Sadiq Khan will try to pile the charges for the most polluting vehicles on top of the congestion charge, and further extend the Ultra Low Emission Zone (ULEZ), planned to come into force from 2020.
It could run city-wide, from the North Circular to the South Circular, in ambitious plans - meaning that cars and trucks that fail to comply will have to pay £12.50 per day to travel in the zone.
A consultation will begin in the coming weeks on the proposals, but Mr Khan says he is acting with urgency, as pollution is thought to be causing over 9,000 deaths a year in the capital.
Mr Khan told the Evening Standard: "We need big, bold and sometimes difficult policies if London is to match the scale of the challenge.
“I have been elected with a clear mandate to clean up London’s air – our biggest environmental challenge.

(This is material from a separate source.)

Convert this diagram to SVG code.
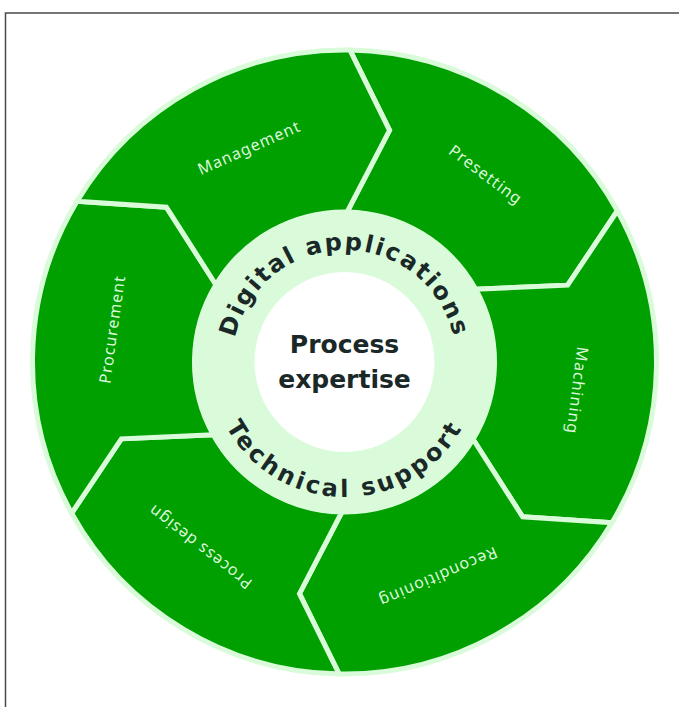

“In the past, London has only responded after an emergency, like with the Clean Air Act, which followed the Great London Smogs of the 1950s.
“But I want to act before an emergency, which is why we need big, bold and sometimes difficult policies if London is to match the scale of the challenge.”
Mr Khan also announced that he would cancel the contracts for the Routemaster buses brought in be his predecessor Boris Johnson, saying he would bring in greener vehicles instead.
Professor Frank Kelly, professor of environmental health at King’s College London, said however that the proposals were “too little and too late to provide the improvements in air quality that London needs”.
He added: “The new Mayor, Sadiq Khan’s, announcement that he will launch a formal policy consultation in a matter of weeks on a major package of measures to tackle air pollution is therefore very welcome news.”
Earlier this year we reported how campaigners announced that London needed to implement emergency restrictions on diesel vehicles, as the capital suffered a “very high” 10/10 particle pollution episode.
Simon Birkett, founder and director of the campaign organisation Clean Air in London, told road.cc diesel engines, which produce 90-95% of the most dangerous particulates and gases, need to be targeted during episodes of high air pollution.
He says people weren't sufficiently warned of the event in March, where particulates reached the maximum 10/10 score (link is external), or encourage people not to drive in the city centre, where vehicle exhaust is compounding a national air pollution spike.